Très intéressante exposition à condition d'avoir, pour comprendre la richesse des estampes, quelques connaissances techniques, d'autant que les légendes sont truffées de termes japonais Comme pour toutes les expositions ultra-médiatisées, trop de monde pour apprécier véritablement les œuvres qui doivent être vues de très près.
En raison de la fragilité de certaines œuvres, l'exposition est réalisée en deux volets avec une interruption entre le 20 Novembre et le 1er décembre afin de remplacer une centaine d'estampes issues de la même série. Exposition jusqu'au 18 janvier 2015 - Grand Palais Paris
QUELQUES MOTS SUR LE JAPONISME
A la fin des années 1850, le peintre graveur Félix Bracquemond (1833-1914) découvre fortuitement un volume des Manga. Est-ce le carnet n°6 (provenant de la collection d'un hollandais, Overmeer Fisscher (1800-1848), qui avait travaillé à Nagasaki), premier ouvrage d'estampes japonaises entré à la BNF en 1843 ? Bracquemond devient le premier artiste européen à copier les œuvres japonaises. Il reproduit, vers 1867, sur un service de porcelaine réalisé par Eugène Rousseau, des figures animales d'après Hokusai.
Pour l'exposition Universelle de Paris de 1867, le gouvernement shôgunal du Japon passe une commande officielle aux meilleurs artistes japonais de l'époque afin de faire connaître les mœurs japonaises. Les artistes font partie de la dernière génération de l'ukiyo-e. Les estampes vendues sur place contribuent pour une bonne part à la vague "japonisme". C'est donc à travers le maniérisme que Manet, Monet, Degas, Van Gogh et tant d'autres ont été influencés par les estampes japonaises.

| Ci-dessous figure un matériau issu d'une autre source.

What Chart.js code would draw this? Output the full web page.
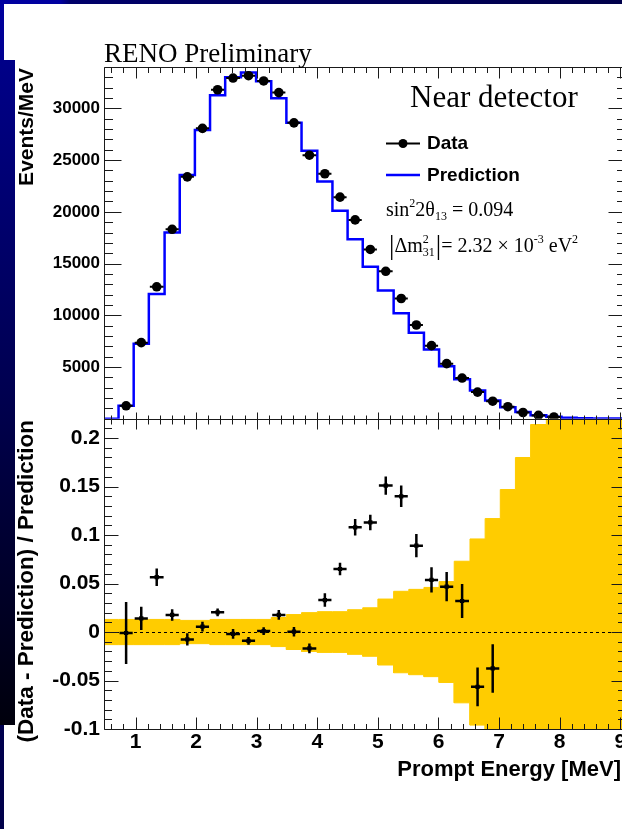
<!DOCTYPE html>
<html>
<head>
<meta charset="utf-8">
<title>RENO near detector prompt spectrum</title>
<script src="https://cdn.jsdelivr.net/npm/chart.js@4.4.0/dist/chart.umd.min.js"></script>
<style>
  html, body { margin: 0; padding: 0; background: #fff; overflow: hidden; }
  body { width: 622px; height: 829px; position: relative; }
  #frameTop { position: absolute; left: 0; top: 0; width: 622px; height: 4px; background: linear-gradient(to right, #0000a0 0, #0000a0 60px, #00006a 70px, #00004a); z-index: 2; }
  #frameLeft { position: absolute; left: 0; top: 0; width: 4px; height: 829px; background: linear-gradient(to bottom, #0000a0, #000060 30%, #00004a); z-index: 2; }
  #frameSide { position: absolute; left: 0; top: 60px; width: 15px; height: 665px; background: linear-gradient(to bottom, #000088, #000050 50%, #00000c); z-index: 2; }
  canvas { position: absolute; left: 0; top: 0; }
</style>
</head>
<body>
<div id="frameTop"></div>
<div id="frameLeft"></div>
<div id="frameSide"></div>
<canvas id="spectrum" width="640" height="829"></canvas>
<canvas id="ratio" width="640" height="829"></canvas>
<script>
// energy binning (MeV)
const binEdges = [0.72, 0.97, 1.22, 1.48, 1.73, 1.98, 2.23, 2.48, 2.74, 2.99, 3.24, 3.49, 3.74, 4.00,
  4.25, 4.50, 4.75, 5.00, 5.26, 5.51, 5.76, 6.01, 6.26, 6.52, 6.77, 7.02, 7.27, 7.52, 7.78, 8.03,
  8.28, 8.53, 8.78, 9.04, 9.29];

// events / MeV
const prediction = [1250, 7250, 12060, 17990, 23570, 27920, 31270, 33010, 33460, 32620, 30980, 28620,
  25915, 22920, 20110, 17350, 14700, 12400, 10190, 8320, 6700, 5080, 3810, 2720, 1760, 1100, 640,
  330, 180, 90, 50, 30, 20, 10];
const dataEvents = [1250, 7350, 12750, 18310, 23380, 28070, 31800, 32930, 33160, 32650, 31525, 28600,
  25475, 23680, 21420, 19220, 16360, 14250, 11620, 9060, 7060, 5320, 3930, 2570, 1690, 1160, 600,
  320, 170];

// (data - prediction) / prediction
const ratio = [-0.001, 0.014, 0.0565, 0.0176, -0.0076, 0.0055, 0.0203, -0.002, -0.009, 0.001, 0.0176,
  0.0003, -0.0169, 0.033, 0.065, 0.108, 0.113, 0.151, 0.140, 0.089, 0.0537, 0.0468, 0.032, -0.0565, -0.0375];
const ratioErr = [0.032, 0.012, 0.009, 0.006, 0.0064, 0.005, 0.004, 0.005, 0.004, 0.004, 0.005, 0.005,
  0.005, 0.007, 0.0065, 0.0085, 0.008, 0.0095, 0.011, 0.012, 0.013, 0.015, 0.0175, 0.020, 0.025];

// systematic uncertainty band (half width)
const bandHalfWidth = [0.013, 0.013, 0.013, 0.013, 0.012, 0.012, 0.013, 0.013, 0.013, 0.013, 0.015,
  0.018, 0.020, 0.021, 0.021, 0.023, 0.025, 0.034, 0.042, 0.044, 0.046, 0.052, 0.073, 0.096, 0.117,
  0.147, 0.180, 0.214, 0.3, 0.3, 0.3, 0.3, 0.3, 0.3];

const energyTicks = [1, 2, 3, 4, 5, 6, 7, 8, 9];
const spectrumTicks = [5000, 10000, 15000, 20000, 25000, 30000];
const ratioTicks = [-0.1, -0.05, 0, 0.05, 0.1, 0.15, 0.2];

const xMin = 0.48, xMax = 9.07;
const sans = 'Liberation Sans';
const serif = 'Liberation Serif';
const gold = '#ffcc00';

Chart.defaults.font.family = sans;
Chart.defaults.color = '#000';

const centers = dataEvents.map((_, i) => (binEdges[i] + binEdges[i + 1]) / 2);

// step outline of the prediction histogram
const predSteps = [{ x: xMin, y: 0 }, { x: binEdges[0], y: 0 }];
prediction.forEach((v, i) => {
  predSteps.push({ x: binEdges[i], y: v }, { x: binEdges[i + 1], y: v });
});

const bandUpper = [{ x: xMin, y: bandHalfWidth[0] }];
const bandLower = [{ x: xMin, y: -bandHalfWidth[0] }];
bandHalfWidth.forEach((h, i) => {
  bandUpper.push({ x: binEdges[i], y: h }, { x: binEdges[i + 1], y: h });
  bandLower.push({ x: binEdges[i], y: -h }, { x: binEdges[i + 1], y: -h });
});

function line(ctx, x1, y1, x2, y2) {
  ctx.moveTo(x1, y1);
  ctx.lineTo(x2, y2);
}

// ROOT-like frame with inward ticks on all four sides
const rootFrame = {
  id: 'rootFrame',
  afterDraw(chart, args, o) {
    const { ctx, chartArea: a, scales } = chart;
    const xs = scales.x, ys = scales.y;
    const L = Math.round(a.left) + 0.5, R = Math.round(a.right) + 0.5;
    const T = Math.round(a.top) + 0.5, B = Math.round(a.bottom) + 0.5;
    ctx.save();
    ctx.strokeStyle = '#1a1a1a';
    ctx.lineWidth = 1;
    ctx.beginPath();
    ctx.rect(L, T, R - L, B - T);
    for (let k = Math.ceil(xs.min * 5); k <= Math.floor(xs.max * 5); k++) {
      const px = Math.round(xs.getPixelForValue(k / 5)) + 0.5;
      const major = k % 5 === 0;
      line(ctx, px, B, px, B - (major ? o.xBotMajor : o.xBotMinor));
      line(ctx, px, T, px, T + (major ? o.xTopMajor : o.xTopMinor));
    }
    for (let k = Math.ceil(ys.min / o.yStep - 1e-6); k <= Math.floor(ys.max / o.yStep + 1e-6); k++) {
      const py = Math.round(ys.getPixelForValue(k * o.yStep)) + 0.5;
      const len = k % 5 === 0 ? o.yMajor : o.yMinor;
      line(ctx, L, py, L + len, py);
      line(ctx, R, py, R - len, py);
    }
    ctx.stroke();
    ctx.restore();
    if (o.extra) o.extra(chart);
  }
};

function drawRuns(ctx, x, base, parts) {
  parts.forEach(p => {
    ctx.font = `${p.size}px ${serif}`;
    if (p.stack) {
      const w1 = ctx.measureText(p.stack[0]).width;
      const w2 = ctx.measureText(p.stack[1]).width;
      ctx.fillText(p.stack[0], x, base - 9);
      ctx.fillText(p.stack[1], x, base + 4);
      x += Math.max(w1, w2) + 1;
    } else {
      ctx.fillText(p.text, x, base + (p.dy || 0));
      x += ctx.measureText(p.text).width;
    }
  });
}

function drawSpectrumText(chart) {
  const ctx = chart.ctx;
  ctx.save();
  ctx.fillStyle = '#000';
  ctx.textBaseline = 'alphabetic';
  ctx.font = `27px ${serif}`;
  ctx.fillText('RENO Preliminary', 104, 62);
  ctx.font = `31px ${serif}`;
  ctx.fillText('Near detector', 410, 107);

  // legend
  ctx.strokeStyle = '#000';
  ctx.lineWidth = 2;
  ctx.beginPath();
  line(ctx, 386, 143.5, 420, 143.5);
  ctx.stroke();
  ctx.beginPath();
  ctx.arc(403, 143.5, 4.5, 0, Math.PI * 2);
  ctx.fill();
  ctx.strokeStyle = '#0000ff';
  ctx.lineWidth = 2.5;
  ctx.beginPath();
  line(ctx, 386, 175, 420, 175);
  ctx.stroke();
  ctx.font = `bold 19px ${sans}`;
  ctx.textBaseline = 'middle';
  ctx.fillText('Data', 427, 144);
  ctx.fillText('Prediction', 427, 176);

  ctx.textBaseline = 'alphabetic';
  drawRuns(ctx, 386, 216, [
    { text: 'sin', size: 20 }, { text: '2', size: 12, dy: -9 }, { text: '2θ', size: 20 },
    { text: '13', size: 12, dy: 4 }, { text: ' = 0.094', size: 20 }
  ]);
  drawRuns(ctx, 389, 252, [
    { text: '|', size: 27, dy: 2 }, { text: 'Δm', size: 20 }, { stack: ['2', '31'], size: 12 },
    { text: '|', size: 27, dy: 2 }, { text: '= 2.32 × 10', size: 20 }, { text: '-3', size: 12, dy: -9 },
    { text: ' eV', size: 20 }, { text: '2', size: 12, dy: -9 }
  ]);

  ctx.save();
  ctx.translate(27, 68);
  ctx.rotate(-Math.PI / 2);
  ctx.font = `bold 21px ${sans}`;
  ctx.textAlign = 'right';
  ctx.textBaseline = 'middle';
  ctx.fillText('Events/MeV', 0, 0);
  ctx.restore();
  ctx.restore();
}

function drawRatioText(chart) {
  const ctx = chart.ctx;
  ctx.save();
  ctx.fillStyle = '#000';
  ctx.font = `bold 22px ${sans}`;
  ctx.textAlign = 'right';
  ctx.textBaseline = 'alphabetic';
  ctx.fillText('Prompt Energy [MeV]', 621, 776);
  ctx.translate(27, 420);
  ctx.rotate(-Math.PI / 2);
  ctx.font = `bold 22.5px ${sans}`;
  ctx.textBaseline = 'middle';
  ctx.fillText('(Data - Prediction) / Prediction', 0, 0);
  ctx.restore();
}

// horizontal bin-width bars on the spectrum points
const spectrumBars = {
  id: 'spectrumBars',
  afterDatasetsDraw(chart) {
    const { ctx, scales: { x, y } } = chart;
    ctx.save();
    ctx.strokeStyle = '#000';
    ctx.lineWidth = 2;
    ctx.beginPath();
    dataEvents.forEach((v, i) => {
      const py = y.getPixelForValue(v);
      line(ctx, x.getPixelForValue(binEdges[i]) + 1, py, x.getPixelForValue(binEdges[i + 1]) - 1, py);
    });
    ctx.stroke();
    ctx.restore();
  }
};

// zero line and error crosses underneath the ratio markers
const ratioBars = {
  id: 'ratioBars',
  beforeDatasetDraw(chart, args) {
    if (args.index !== 0) return;
    const { ctx, chartArea: a, scales: { x, y } } = chart;
    ctx.save();
    ctx.strokeStyle = '#000';
    ctx.lineWidth = 1;
    ctx.setLineDash([3, 3]);
    const y0 = Math.round(y.getPixelForValue(0)) + 0.5;
    ctx.beginPath();
    line(ctx, a.left, y0, a.right, y0);
    ctx.stroke();
    ctx.setLineDash([]);
    ctx.lineWidth = 2.5;
    ctx.beginPath();
    ratio.forEach((r, i) => {
      const py = y.getPixelForValue(r);
      const px = x.getPixelForValue(centers[i]);
      line(ctx, x.getPixelForValue(binEdges[i]) + 1, py, x.getPixelForValue(binEdges[i + 1]) - 1, py);
      line(ctx, px, y.getPixelForValue(r + ratioErr[i]), px, y.getPixelForValue(r - ratioErr[i]));
    });
    ctx.stroke();
    ctx.restore();
  }
};

const topTickFont = { family: sans, weight: 'bold', size: 17 };
const bottomTickFont = { family: sans, weight: 'bold', size: 21 };

new Chart(document.getElementById('spectrum'), {
  type: 'line',
  data: {
    datasets: [
      {
        data: dataEvents.map((v, i) => ({ x: centers[i], y: v })),
        showLine: false,
        pointRadius: 4.8,
        pointBackgroundColor: '#000',
        pointBorderWidth: 0
      },
      {
        data: predSteps,
        borderColor: '#0000ff',
        borderWidth: 2.5,
        pointRadius: 0,
        fill: false,
        tension: 0
      }
    ]
  },
  options: {
    responsive: false,
    animation: false,
    layout: { padding: { left: 0, top: 67, right: 15.5, bottom: 410.3 } },
    plugins: {
      legend: { display: false },
      tooltip: { enabled: false },
      rootFrame: { xTopMajor: 11, xTopMinor: 5.5, xBotMajor: 7, xBotMinor: 4, yStep: 1000, yMajor: 17, yMinor: 8.5, extra: drawSpectrumText }
    },
    scales: {
      x: { type: 'linear', min: xMin, max: xMax, display: false },
      y: {
        type: 'linear', min: 0, max: 34000,
        grid: { display: false, drawTicks: false },
        border: { display: false },
        afterFit: s => { s.width = 104; },
        afterBuildTicks: s => { s.ticks = spectrumTicks.map(v => ({ value: v })); },
        ticks: { font: topTickFont, padding: 4, color: '#000', callback: v => String(v) }
      }
    }
  },
  plugins: [spectrumBars, rootFrame]
});

new Chart(document.getElementById('ratio'), {
  type: 'line',
  data: {
    datasets: [
      {
        data: ratio.map((r, i) => ({ x: centers[i], y: r })),
        showLine: false,
        pointStyle: 'rect',
        pointRadius: 3,
        pointBackgroundColor: '#000',
        pointBorderWidth: 0
      },
      {
        data: bandUpper,
        borderColor: gold,
        borderWidth: 1,
        backgroundColor: gold,
        pointRadius: 0,
        fill: 'origin',
        tension: 0
      },
      {
        data: bandLower,
        borderColor: gold,
        borderWidth: 1,
        backgroundColor: gold,
        pointRadius: 0,
        fill: 'origin',
        tension: 0
      }
    ]
  },
  options: {
    responsive: false,
    animation: false,
    layout: { padding: { left: 0, top: 418.7, right: 15.5, bottom: 0 } },
    plugins: {
      legend: { display: false },
      tooltip: { enabled: false },
      rootFrame: { xTopMajor: 10, xTopMinor: 5, xBotMajor: 12, xBotMinor: 5.5, yStep: 0.01, yMajor: 14, yMinor: 7.5, extra: drawRatioText }
    },
    scales: {
      x: {
        type: 'linear', min: xMin, max: xMax,
        grid: { display: false, drawTicks: false },
        border: { display: false },
        afterFit: s => { s.height = 100; },
        afterBuildTicks: s => { s.ticks = energyTicks.map(v => ({ value: v })); },
        ticks: { font: bottomTickFont, padding: 1, color: '#000', maxRotation: 0, autoSkip: false, callback: v => String(v) }
      },
      y: {
        type: 'linear', min: -0.1, max: 0.22,
        grid: { display: false, drawTicks: false },
        border: { display: false },
        afterFit: s => { s.width = 104; },
        afterBuildTicks: s => { s.ticks = ratioTicks.map(v => ({ value: v })); },
        ticks: { font: bottomTickFont, padding: 4, color: '#000', callback: v => String(v) }
      }
    }
  },
  plugins: [ratioBars, rootFrame]
});
</script>
</body>
</html>
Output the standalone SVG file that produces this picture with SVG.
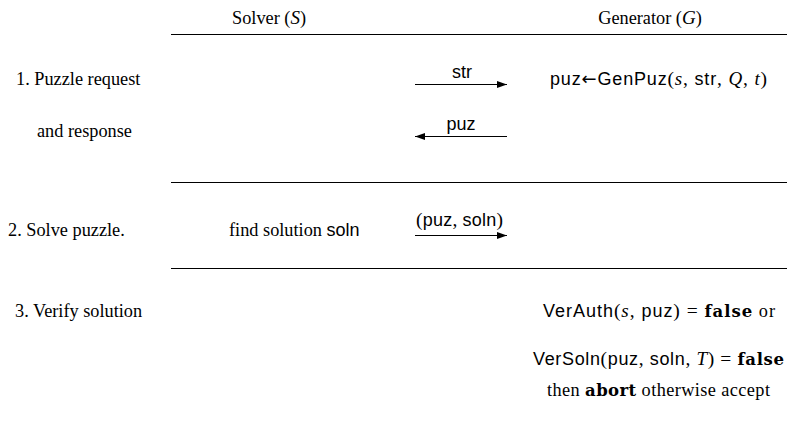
<svg xmlns="http://www.w3.org/2000/svg" width="787" height="441" viewBox="0 0 787 441">
<style>
text{fill:#000}
.rm{font-family:"Liberation Serif",serif;font-size:18.3px}
.sf{font-family:"Liberation Sans",sans-serif;font-size:18px}
.it{font-family:"Liberation Serif",serif;font-style:italic;font-size:19px}
.rmm{font-family:"Liberation Serif",serif;font-size:19.5px}
.ar{font-family:"DejaVu Sans",sans-serif;font-size:18px}
.bf{font-family:"DejaVu Serif",serif;font-weight:bold;font-size:16.5px}
.rule{stroke:#000;stroke-width:1.2}
.arr{stroke:#000;stroke-width:1.1;fill:none}
</style>
<defs>
<marker id="ah" markerUnits="userSpaceOnUse" markerWidth="11" markerHeight="8" refX="10" refY="4" orient="auto">
<path d="M0,0.5 L10,4 L0,7.5 Z" fill="#000"/>
</marker>
</defs>
<g id="rules">
<line class="rule" x1="171" y1="34.5" x2="787" y2="34.5"/>
<line class="rule" x1="171" y1="182.5" x2="787" y2="182.5"/>
<line class="rule" x1="171" y1="268.5" x2="787" y2="268.5"/>
</g>
<g id="solver-header"><text class="rm" x="269" y="24" text-anchor="middle">Solver (<tspan class="it">S</tspan>)</text></g>
<g id="generator-header"><text class="rm" x="650" y="24" text-anchor="middle">Generator (<tspan class="it">G</tspan>)</text></g>
<g id="step1"><text class="rm" x="16" y="85">1. Puzzle request</text><text class="rm" x="37" y="137">and response</text></g>
<g id="step2"><text class="rm" x="8" y="236">2. Solve puzzle.</text></g>
<g id="step3"><text class="rm" x="15" y="317">3. Verify solution</text></g>
<g id="solver-find"><text class="rm" x="229" y="236">find solution <tspan class="sf">soln</tspan></text></g>
<g id="gen-puz"><text class="sf" x="550" y="85" textLength="217">puz<tspan class="ar">←</tspan>GenPuz<tspan class="rmm">(</tspan><tspan class="it">s</tspan><tspan class="rmm">, </tspan>str<tspan class="rmm">, </tspan><tspan class="it">Q</tspan><tspan class="rmm">, </tspan><tspan class="it">t</tspan><tspan class="rmm">)</tspan></text></g>
<g id="verify">
<text class="sf" x="543" y="317" textLength="232">VerAuth<tspan class="rmm">(</tspan><tspan class="it">s</tspan><tspan class="rmm">, </tspan>puz<tspan class="rmm">) = </tspan><tspan class="bf">false</tspan><tspan class="rm"> or</tspan></text>
<text class="sf" x="533" y="365" textLength="251">VerSoln<tspan class="rmm">(</tspan>puz<tspan class="rmm">, </tspan>soln<tspan class="rmm">, </tspan><tspan class="it">T</tspan><tspan class="rmm">) = </tspan><tspan class="bf">false</tspan></text>
<text class="rm" x="547" y="396" textLength="223">then <tspan class="bf">abort</tspan> otherwise accept</text>
</g>
<g id="connectors">
<line class="arr" x1="415" y1="84.5" x2="507" y2="84.5" marker-end="url(#ah)"/>
<text class="sf" x="462" y="78" text-anchor="middle">str</text>
<line class="arr" x1="507" y1="136.5" x2="415" y2="136.5" marker-end="url(#ah)"/>
<text class="sf" x="461" y="130" text-anchor="middle">puz</text>
<line class="arr" x1="415" y1="235.5" x2="507" y2="235.5" marker-end="url(#ah)"/>
<text class="sf" x="416" y="226" textLength="87"><tspan class="rmm">(</tspan>puz<tspan class="rmm">, </tspan>soln<tspan class="rmm">)</tspan></text>
</g>
</svg>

En 1868, avec l'ère Meiji, le Japon s'ouvre au monde extérieur, c'est le début de la politique de modernisation.
En août 1876, Emile Guimet, industriel lyonnais, part en mission au Japon avec Félix Régamey, peintre. Ils sont séduits par tous les aspects de la vie japonaise. A leur retour en France, ils sont les propagandistes de l'art japonais. Guimet conçoit le Musée des Arts Asiatiques de Paris, qui portera son nom. Il est inauguré en 1889. La même année, l'Exposition Universelle fait découvrir les grands maîtres japonais du XVIIIe siècle.